The rate risk that owners of residential mortgage REITs take on is something that Joel Beam, manager of the Forward Select Income Fund, would like to avoid. He favors REITs that hold loans on commercial property.
Beam's portfolio, which Morningstar ranks as the best five-year performer among real estate funds, owns Ares Capital Corp (ARCC.O ) and several preferred shares issued by iStar Financial Inc. Preferred shares rank higher than common stock in a company's capital structure and, similar to bonds, are deemed to be safer but have less appreciation potential.
Beam says iStar and Ares use less leverage than residential REITs, and he particularly likes iStar because its executives have considerable expertise in real estate management. "If a loan goes bad, they can take back the collateral and manage it," he said.
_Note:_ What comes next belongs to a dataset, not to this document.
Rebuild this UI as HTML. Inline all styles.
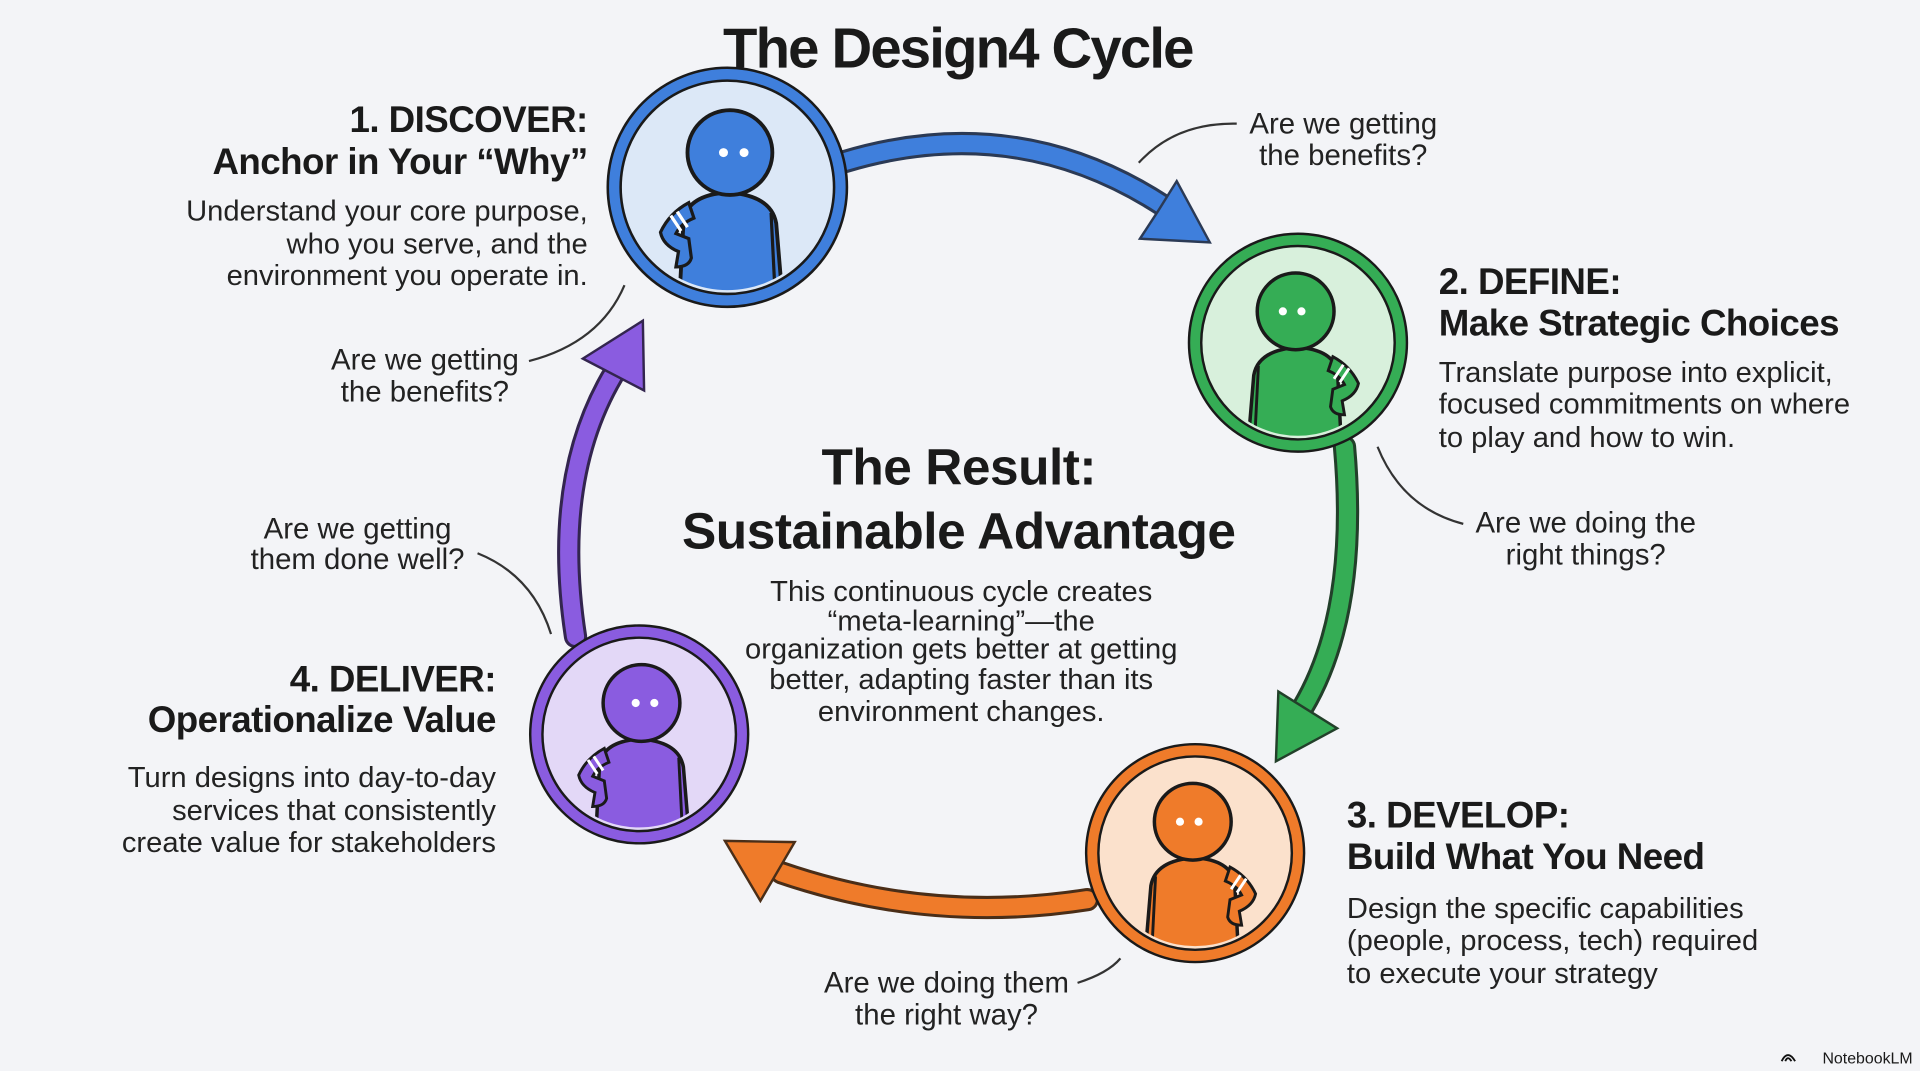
<!DOCTYPE html>
<html><head><meta charset="utf-8"><style>
html,body{margin:0;padding:0;background:#f3f4f7;}
svg{display:block}
text{font-family:"Liberation Sans",sans-serif;fill:#1a1a1a}
.h{font-weight:bold;font-size:30px;letter-spacing:-0.45px}
.b{font-size:23.8px;fill:#222}
.q{font-size:24px;fill:#222}
</style></head><body>
<svg width="1920" height="1071" viewBox="0 0 1568 875" preserveAspectRatio="none" xmlns="http://www.w3.org/2000/svg">
<defs>
<clipPath id="c"><circle cx="0" cy="0" r="80"/></clipPath>
<g id="fig">
<g clip-path="url(#c)">
<path d="M-38,100 L-34,25 Q-30,6 0,4 Q34,6 38,28 L44,100 Z" fill="currentColor" stroke="#1a1a1a" stroke-width="3"/>
<path d="M34,20 L38,100" stroke="#1a1a1a" stroke-width="2.5" fill="none"/>
<path d="M-30,12 Q-45,20 -52,35 Q-50,45 -38,50 L-40,62 Q-30,62 -28,55 L-30,40 L-40,36 Q-36,28 -26,24 Z" fill="currentColor" stroke="#1a1a1a" stroke-width="2.5"/>
<path d="M-44,22 L-36,34 M-39,19 L-31,31" stroke="#fff" stroke-width="2.5"/>
</g>
<circle cx="2" cy="-27" r="33" fill="currentColor" stroke="#1a1a1a" stroke-width="3"/>
<circle cx="-3" cy="-27" r="3.5" fill="#fff"/><circle cx="13" cy="-27" r="3.5" fill="#fff"/>
</g>
</defs>
<rect width="1568" height="875" fill="#f3f4f7"/>

<g fill="none" stroke-linecap="round">
<path d="M690,132 Q830,90 950,168" stroke="#2b3a55" stroke-width="19"/>
<path d="M690,132 Q830,90 950,168" stroke="#3f7fdc" stroke-width="14"/>
<path d="M1098,365 Q1110,500 1064,578" stroke="#22402a" stroke-width="19"/>
<path d="M1098,365 Q1110,500 1064,578" stroke="#35ad55" stroke-width="14"/>
<path d="M888,735 Q760,755 638,713" stroke="#4a2e18" stroke-width="19"/>
<path d="M888,735 Q760,755 638,713" stroke="#ef7b2a" stroke-width="14"/>
<path d="M470,520 Q450,390 502,304" stroke="#33254f" stroke-width="19"/>
<path d="M470,520 Q450,390 502,304" stroke="#8a5ce0" stroke-width="14"/>
</g>
<polygon points="988,198 931,195 946,172 961,148" fill="#3f7fdc" stroke="#2b3a55" stroke-width="2"/>
<polygon points="1042,622 1092,595 1044,565" fill="#35ad55" stroke="#22402a" stroke-width="2"/>
<polygon points="592,687 649,688 621,736" fill="#ef7b2a" stroke="#4a2e18" stroke-width="2"/>
<polygon points="525,262 526,319 476,293" fill="#8a5ce0" stroke="#33254f" stroke-width="2"/>

<g transform="translate(594,153) scale(1.05)">
<circle r="88" fill="#dce8f7" stroke="#3f7fdc" stroke-width="10"/><circle r="93" fill="none" stroke="#1a1a1a" stroke-width="2"/><circle r="83" fill="none" stroke="#1a1a1a" stroke-width="2"/>
<use href="#fig" style="color:#3f7fdc"/></g>
<g transform="translate(1060,280)">
<circle r="84" fill="#d8f0dc" stroke="#35ad55" stroke-width="10"/><circle r="89" fill="none" stroke="#1a1a1a" stroke-width="2"/><circle r="79" fill="none" stroke="#1a1a1a" stroke-width="2"/>
<g transform="scale(-0.95,0.95)"><use href="#fig" style="color:#35ad55"/></g></g>
<g transform="translate(976,697)">
<circle r="84" fill="#fbe1cc" stroke="#ef7b2a" stroke-width="10"/><circle r="89" fill="none" stroke="#1a1a1a" stroke-width="2"/><circle r="79" fill="none" stroke="#1a1a1a" stroke-width="2"/>
<g transform="scale(-0.95,0.95)"><use href="#fig" style="color:#ef7b2a"/></g></g>
<g transform="translate(522,600)">
<circle r="84" fill="#e3d8f7" stroke="#8a5ce0" stroke-width="10"/><circle r="89" fill="none" stroke="#1a1a1a" stroke-width="2"/><circle r="79" fill="none" stroke="#1a1a1a" stroke-width="2"/>
<g transform="scale(0.95)"><use href="#fig" style="color:#8a5ce0"/></g></g>

<g fill="none" stroke="#333" stroke-width="1.8">
<path d="M1010,101 Q960,100 930,133"/>
<path d="M432,295 Q490,280 510,233"/>
<path d="M390,452 Q435,470 450,518"/>
<path d="M1195,428 Q1145,415 1125,365"/>
<path d="M880,803 Q905,795 915,783"/>
</g>

<text x="783" y="55" text-anchor="middle" font-weight="bold" font-size="46" textLength="385">The Design4 Cycle</text>

<text class="h" x="480" y="108" text-anchor="end">1. DISCOVER:</text>
<text class="h" x="480" y="142" text-anchor="end">Anchor in Your “Why”</text>
<text class="b" x="480" y="180" text-anchor="end">Understand your core purpose,</text>
<text class="b" x="480" y="207" text-anchor="end">who you serve, and the</text>
<text class="b" x="480" y="233" text-anchor="end">environment you operate in.</text>

<text class="h" x="1175" y="240">2. DEFINE:</text>
<text class="h" x="1175" y="274">Make Strategic Choices</text>
<text class="b" x="1175" y="312">Translate purpose into explicit,</text>
<text class="b" x="1175" y="338">focused commitments on where</text>
<text class="b" x="1175" y="365">to play and how to win.</text>

<text class="h" x="1100" y="676">3. DEVELOP:</text>
<text class="h" x="1100" y="710">Build What You Need</text>
<text class="b" x="1100" y="750">Design the specific capabilities</text>
<text class="b" x="1100" y="776">(people, process, tech) required</text>
<text class="b" x="1100" y="803">to execute your strategy</text>

<text class="h" x="405" y="565" text-anchor="end">4. DELIVER:</text>
<text class="h" x="405" y="598" text-anchor="end">Operationalize Value</text>
<text class="b" x="405" y="643" text-anchor="end">Turn designs into day-to-day</text>
<text class="b" x="405" y="670" text-anchor="end">services that consistently</text>
<text class="b" x="405" y="696" text-anchor="end">create value for stakeholders</text>

<text x="783" y="396" text-anchor="middle" font-weight="bold" font-size="42" letter-spacing="-0.4">The Result:</text>
<text x="783" y="448" text-anchor="middle" font-weight="bold" font-size="42" letter-spacing="-0.4">Sustainable Advantage</text>
<text class="b" x="785" y="491" text-anchor="middle" font-size="24">This continuous cycle creates</text>
<text class="b" x="785" y="515" text-anchor="middle">“meta-learning”—the</text>
<text class="b" x="785" y="538" text-anchor="middle">organization gets better at getting</text>
<text class="b" x="785" y="563" text-anchor="middle">better, adapting faster than its</text>
<text class="b" x="785" y="589" text-anchor="middle">environment changes.</text>

<text class="q" x="1097" y="109" text-anchor="middle">Are we getting</text>
<text class="q" x="1097" y="135" text-anchor="middle">the benefits?</text>
<text class="q" x="347" y="302" text-anchor="middle">Are we getting</text>
<text class="q" x="347" y="328" text-anchor="middle">the benefits?</text>
<text class="q" x="292" y="440" text-anchor="middle">Are we getting</text>
<text class="q" x="292" y="465" text-anchor="middle">them done well?</text>
<text class="q" x="1295" y="435" text-anchor="middle">Are we doing the</text>
<text class="q" x="1295" y="461" text-anchor="middle">right things?</text>
<text class="q" x="773" y="811" text-anchor="middle">Are we doing them</text>
<text class="q" x="773" y="837" text-anchor="middle">the right way?</text>

<path d="M1455,867 Q1460,857 1466,867 M1458,867 Q1460,862 1463,867" stroke="#111" stroke-width="1.5" fill="none"/>
<text x="1562" y="869" text-anchor="end" font-size="13">NotebookLM</text>
</svg>
</body></html>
Commercial mortgage REITs borrow less, but they still have healthy yields, albeit smaller ones than their residential counterparts. Ares recently yielded 8.6 percent, and the five iStar preferred series had yields between 7.6 percent and 8 percent.
Expressing his disdain for residential mortgage REITs, Beam said, "I see them as very highly leveraged, four, five, six times. That worries me now when there's a lot of interest rate risk in the world. Their book values can change fast."
That worries Kieffer less. He concedes, though, that owning residential REITs can entail more rate risk than many investors can handle, so he recommends taking only small positions relative to the size of one's total portfolio.
"In the environment we're in and continue to be in, where we are likely to have low rates for a long time and an upward-sloping yield curve, they're a device that works as it was meant to," Kieffer said.
But he also warned, "These things can explode overnight on you. They're appealing vehicles with moments of volatility and fright in them."